DO THIS> Do not include the pictures; repeat the rest of the data exactly.

RECORDED DATA>
======
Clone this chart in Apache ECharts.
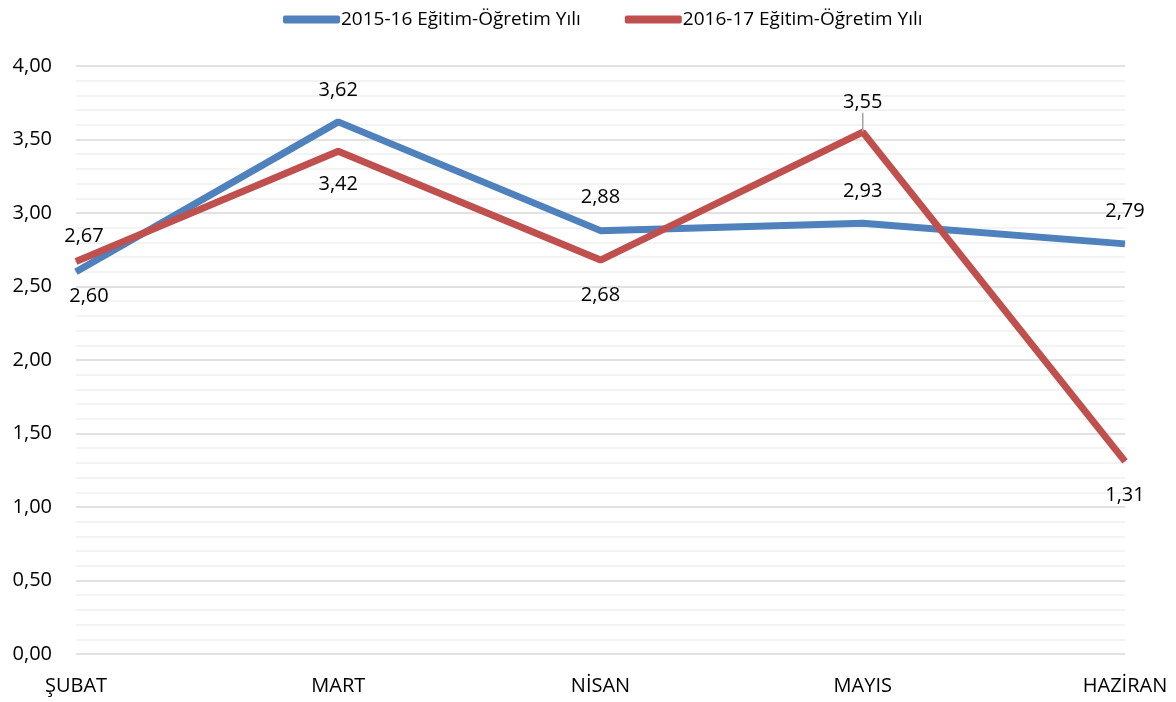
<!DOCTYPE html>
<html><head><meta charset="utf-8">
<script src="https://cdn.jsdelivr.net/npm/echarts@6/dist/echarts.min.js"></script>
<style>html,body{margin:0;padding:0;background:#fff}#c{width:1176px;height:702px}</style>
</head><body><div id="c"></div>
<script>
const categories = ['ŞUBAT', 'MART', 'NİSAN', 'MAYIS', 'HAZİRAN'];
const seriesNames = ['2015-16 Eğitim-Öğretim Yılı', '2016-17 Eğitim-Öğretim Yılı'];
const values2015 = [2.60, 3.62, 2.88, 2.93, 2.79];
const values2016 = [2.67, 3.42, 2.68, 3.55, 1.31];
const pos2015 = ['bottom', 'top', 'top', 'top', 'top'];
const pos2016 = ['top', 'bottom', 'bottom', 'top', 'bottom'];

const fmt = v => v.toFixed(2).replace('.', ',');
const FONT = '"Open Sans", "Noto Sans", sans-serif';

function mkData(vals, pos, dist, offs) {
  return vals.map((v, i) => ({ value: v, label: { position: pos[i], distance: dist[i], offset: offs[i] } }));
}

const redData = mkData(values2016, pos2016, [15, 23, 25, 4, 23], [[0, 0], [0, 0], [0, 0], [0, 0], [0, 0]]);
redData[3].labelLine = { show: true, lineStyle: { color: '#a6a6a6', width: 1.5 } };

const chart = echarts.init(document.getElementById('c'));
chart.setOption({
  animation: false,
  textStyle: { fontFamily: FONT },
  legend: {
    top: 5, left: 278,
    itemWidth: 57, itemHeight: 8, itemGap: 44,
    icon: 'roundRect',
    textStyle: { fontSize: 19, color: '#000', fontFamily: FONT, padding: [0, 0, 0, -4] },
    data: seriesNames
  },
  grid: { left: 76, right: 51, top: 66, bottom: 48 },
  xAxis: {
    type: 'category', data: categories, boundaryGap: false,
    axisLine: { show: false }, axisTick: { show: false },
    axisLabel: { color: '#000', fontSize: 20, margin: 22, fontFamily: FONT },
    splitLine: { show: false }
  },
  yAxis: {
    type: 'value', min: 0, max: 4, interval: 0.5,
    axisLine: { show: false }, axisTick: { show: false },
    axisLabel: { color: '#000', fontSize: 20, margin: 24, formatter: fmt, fontFamily: FONT },
    splitLine: { lineStyle: { color: '#d9d9d9', width: 1.5 } },
    minorTick: { show: false, splitNumber: 5 },
    minorSplitLine: { show: true, lineStyle: { color: '#f0f0f0', width: 1.5 } }
  },
  series: [
    {
      name: seriesNames[0], type: 'line',
      data: mkData(values2015, pos2015, [14, 21, 23, 21, 22], [[13, 0], [0, 0], [0, 0], [0, 0], [0, 0]]),
      color: '#4f81bd', lineStyle: { width: 7, color: '#4f81bd' },
      symbol: 'circle', symbolSize: 1, showSymbol: true, z: 2,
      label: { show: true, color: '#000', fontSize: 20, formatter: p => fmt(p.value), fontFamily: FONT }
    },
    {
      name: seriesNames[1], type: 'line',
      data: redData,
      color: '#c0504d', lineStyle: { width: 7, color: '#c0504d' },
      symbol: 'circle', symbolSize: 1, showSymbol: true, z: 3,
      labelLine: { show: false },
      labelLayout: p => (p.dataIndex === 3 ? { dy: -15 } : p.dataIndex === 0 ? { dx: 8 } : {}),
      label: { show: true, color: '#000', fontSize: 20, formatter: p => fmt(p.value), fontFamily: FONT }
    }
  ]
});
</script></body></html>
======
THE COMPLETED TASK>
Clone this chart in Apache ECharts.
<!DOCTYPE html>
<html><head><meta charset="utf-8">
<script src="https://cdn.jsdelivr.net/npm/echarts@6/dist/echarts.min.js"></script>
<style>html,body{margin:0;padding:0;background:#fff}#c{width:1176px;height:702px}</style>
</head><body><div id="c"></div>
<script>
const categories = ['ŞUBAT', 'MART', 'NİSAN', 'MAYIS', 'HAZİRAN'];
const seriesNames = ['2015-16 Eğitim-Öğretim Yılı', '2016-17 Eğitim-Öğretim Yılı'];
const values2015 = [2.60, 3.62, 2.88, 2.93, 2.79];
const values2016 = [2.67, 3.42, 2.68, 3.55, 1.31];
const pos2015 = ['bottom', 'top', 'top', 'top', 'top'];
const pos2016 = ['top', 'bottom', 'bottom', 'top', 'bottom'];

const fmt = v => v.toFixed(2).replace('.', ',');
const FONT = '"Open Sans", "Noto Sans", sans-serif';

function mkData(vals, pos, dist, offs) {
  return vals.map((v, i) => ({ value: v, label: { position: pos[i], distance: dist[i], offset: offs[i] } }));
}

const redData = mkData(values2016, pos2016, [15, 23, 25, 4, 23], [[0, 0], [0, 0], [0, 0], [0, 0], [0, 0]]);
redData[3].labelLine = { show: true, lineStyle: { color: '#a6a6a6', width: 1.5 } };

const chart = echarts.init(document.getElementById('c'));
chart.setOption({
  animation: false,
  textStyle: { fontFamily: FONT },
  legend: {
    top: 5, left: 278,
    itemWidth: 57, itemHeight: 8, itemGap: 44,
    icon: 'roundRect',
    textStyle: { fontSize: 19, color: '#000', fontFamily: FONT, padding: [0, 0, 0, -4] },
    data: seriesNames
  },
  grid: { left: 76, right: 51, top: 66, bottom: 48 },
  xAxis: {
    type: 'category', data: categories, boundaryGap: false,
    axisLine: { show: false }, axisTick: { show: false },
    axisLabel: { color: '#000', fontSize: 20, margin: 22, fontFamily: FONT },
    splitLine: { show: false }
  },
  yAxis: {
    type: 'value', min: 0, max: 4, interval: 0.5,
    axisLine: { show: false }, axisTick: { show: false },
    axisLabel: { color: '#000', fontSize: 20, margin: 24, formatter: fmt, fontFamily: FONT },
    splitLine: { lineStyle: { color: '#d9d9d9', width: 1.5 } },
    minorTick: { show: false, splitNumber: 5 },
    minorSplitLine: { show: true, lineStyle: { color: '#f0f0f0', width: 1.5 } }
  },
  series: [
    {
      name: seriesNames[0], type: 'line',
      data: mkData(values2015, pos2015, [14, 21, 23, 21, 22], [[13, 0], [0, 0], [0, 0], [0, 0], [0, 0]]),
      color: '#4f81bd', lineStyle: { width: 7, color: '#4f81bd' },
      symbol: 'circle', symbolSize: 1, showSymbol: true, z: 2,
      label: { show: true, color: '#000', fontSize: 20, formatter: p => fmt(p.value), fontFamily: FONT }
    },
    {
      name: seriesNames[1], type: 'line',
      data: redData,
      color: '#c0504d', lineStyle: { width: 7, color: '#c0504d' },
      symbol: 'circle', symbolSize: 1, showSymbol: true, z: 3,
      labelLine: { show: false },
      labelLayout: p => (p.dataIndex === 3 ? { dy: -15 } : p.dataIndex === 0 ? { dx: 8 } : {}),
      label: { show: true, color: '#000', fontSize: 20, formatter: p => fmt(p.value), fontFamily: FONT }
    }
  ]
});
</script></body></html>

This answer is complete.